Every movie in every non-press venue at the Busan International Film Festival -- which concluded its 2012 edition last week -- has assigned seating. You don't get to choose your own seat. This tends not to matter a great deal, as relatively few screenings sell out and a plurality of viewers completely ignore their seating assignment, but still: a bit odd, no?
I certainly thought so as I settled in for my first movie just hours after landing in South Korea's second-largest city, which has now hosted the self-proclaimed "Cannes of Asia" for 17 years running. In addition to the holdovers from Berlin, Cannes, and Venice for which I was most excited -- Christian Petzold's "Barbara," Abbas Kiarostami's "Like Someone in Love," and "The Fifth Season," to name but a few -- I naturally made an effort to see at least a smattering of regional movies that aren't likely to arrive on U.S. shores anytime soon.
In most cases my choices were based on relatively little information and I wound up disappointed as often than not. (There's a roulette-like excitement to walking into a festival screening with no prior knowledge of the movie you're about to watch, and this is the potential downside.) The two main offenders were "Nameless Gangster: Rules of the Time," a watchable-if-generic box-office king in its native Korea whose name is a fairly strong indication of its storyline, and "An End to Killing," a Mongolian/Chinese almost-epic about Genghis Khan that, were it called generic, would be an insult to off-brand cereal and inexpensive medication.
The most pleasant surprise -- as well as the one which elicited the strongest feeling of actual discovery -- ended up coming from Gabriela Pichler's "Eat Sleep Die," which premiered under-the-radar in Toronto a few months ago. An unfortunately-titled Swedish film telling the Dardenne-like tale of a laid-off factory worker/Muslim immigrant named Raša, the film more than transcends its familiar premise via Nermina Lukač's engrossing performance and a nearly unforgettable final scene. Also of note was "Blancanieves," a silent, black-and-white take on "Snow White." The only shame is that it wasn't released pre-"The Artist": Comparisons between the two are inevitable, and while this is the superior -- not to mention more authentically silent -- film, it's likely to only receive a fraction of the audience.

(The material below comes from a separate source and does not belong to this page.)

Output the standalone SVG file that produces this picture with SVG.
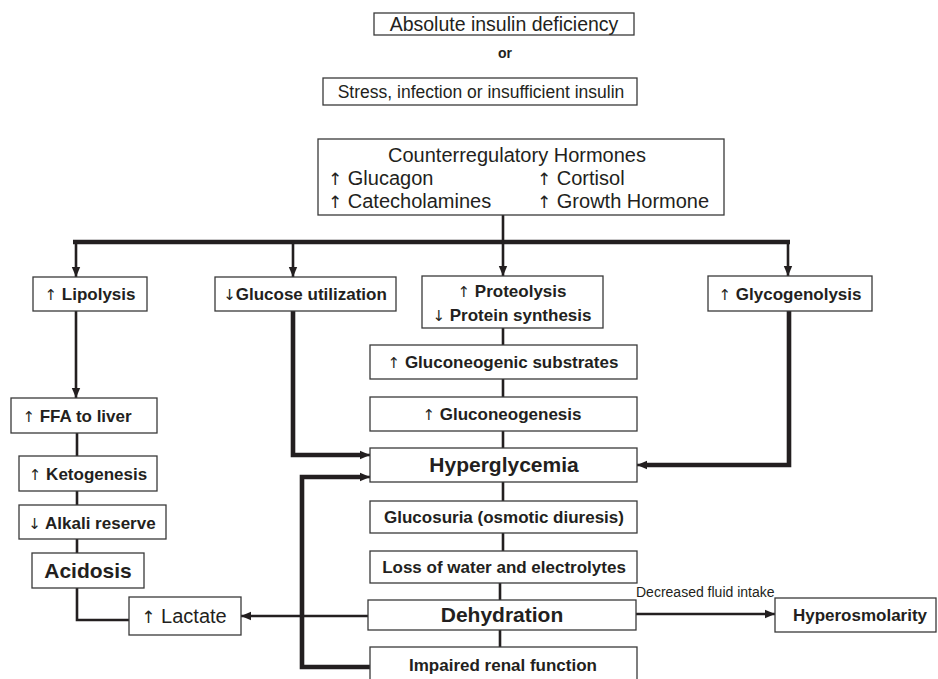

And what of those festival holdovers? A mixed bag, of course, but one in which the good ("Paradise: Love," "In the Fog") outweighed the bad ("The Last Time I Saw Macao," "Something in the Air"). Matteo Garrone's Grand Prix-winning "Reality" was even better than "Gomorrah," his last Grand Prix-winner; "Lore," which I accidentally watched without subtitles, was visually sumptuous but gave the impression of being otherwise under-realized; Carlos Reygadas' "Post Tenebras Lux" continues to baffle me.
My hopes were highest for Cristian Mungiu's "Beyond the Hills" and, despite a listless midsection, the followup to "4 Months, 3 Weeks and 2 Days" did turn out to be one of the stronger films I saw in Busan. It isn't without its problems -- the disconnect between the relationship drama at its center and the religious fervor surrounding it is sometimes sillier than it is mystical -- but it's carried along by expert direction and immersive austerity. Best of all, I'm somewhat surprised to say, was Thomas Vinterberg's absorbing, ridiculously well-acted "The Hunt."
The most meta moment, however, had to be watching Hong Sang-soo's "In Another Country." Starring Isabelle Huppert as three different incarnations of a French woman visiting a small Korean village, the film featured close to a dozen seemingly prosaic moments of conversation at which the mostly-Korean audience erupted in laughter. I guess a lot really is lost in translation.
As for non-assigned seating, I attended precisely one press screening: Kim Ki-duk's Golden Lion-winning "Pieta." In truth, I wouldn't have even attended that screening had the two public screenings which preceded it not both sold out -- I was interested in how audiences would react to all the films in Busan, this one in particular.
Kim is often pegged as a misogynist, provocateur, or both; anticipating controversy (and, having only seen a handful of his movies, not possessing a strong opinion on him either way), I wanted to see how many people would walk out. My guess is that a good amount did, but they'd be wrong to: Though enmeshed in ugliness and cruelty for its first hour or so, "Pieta" undergoes a strange transformation in its latter half that sees it redeemed at roughly the same pace as its troubled protagonist. It remains a flawed, problematic picture, but it also provided a thought-provoking start to my final day in its home country.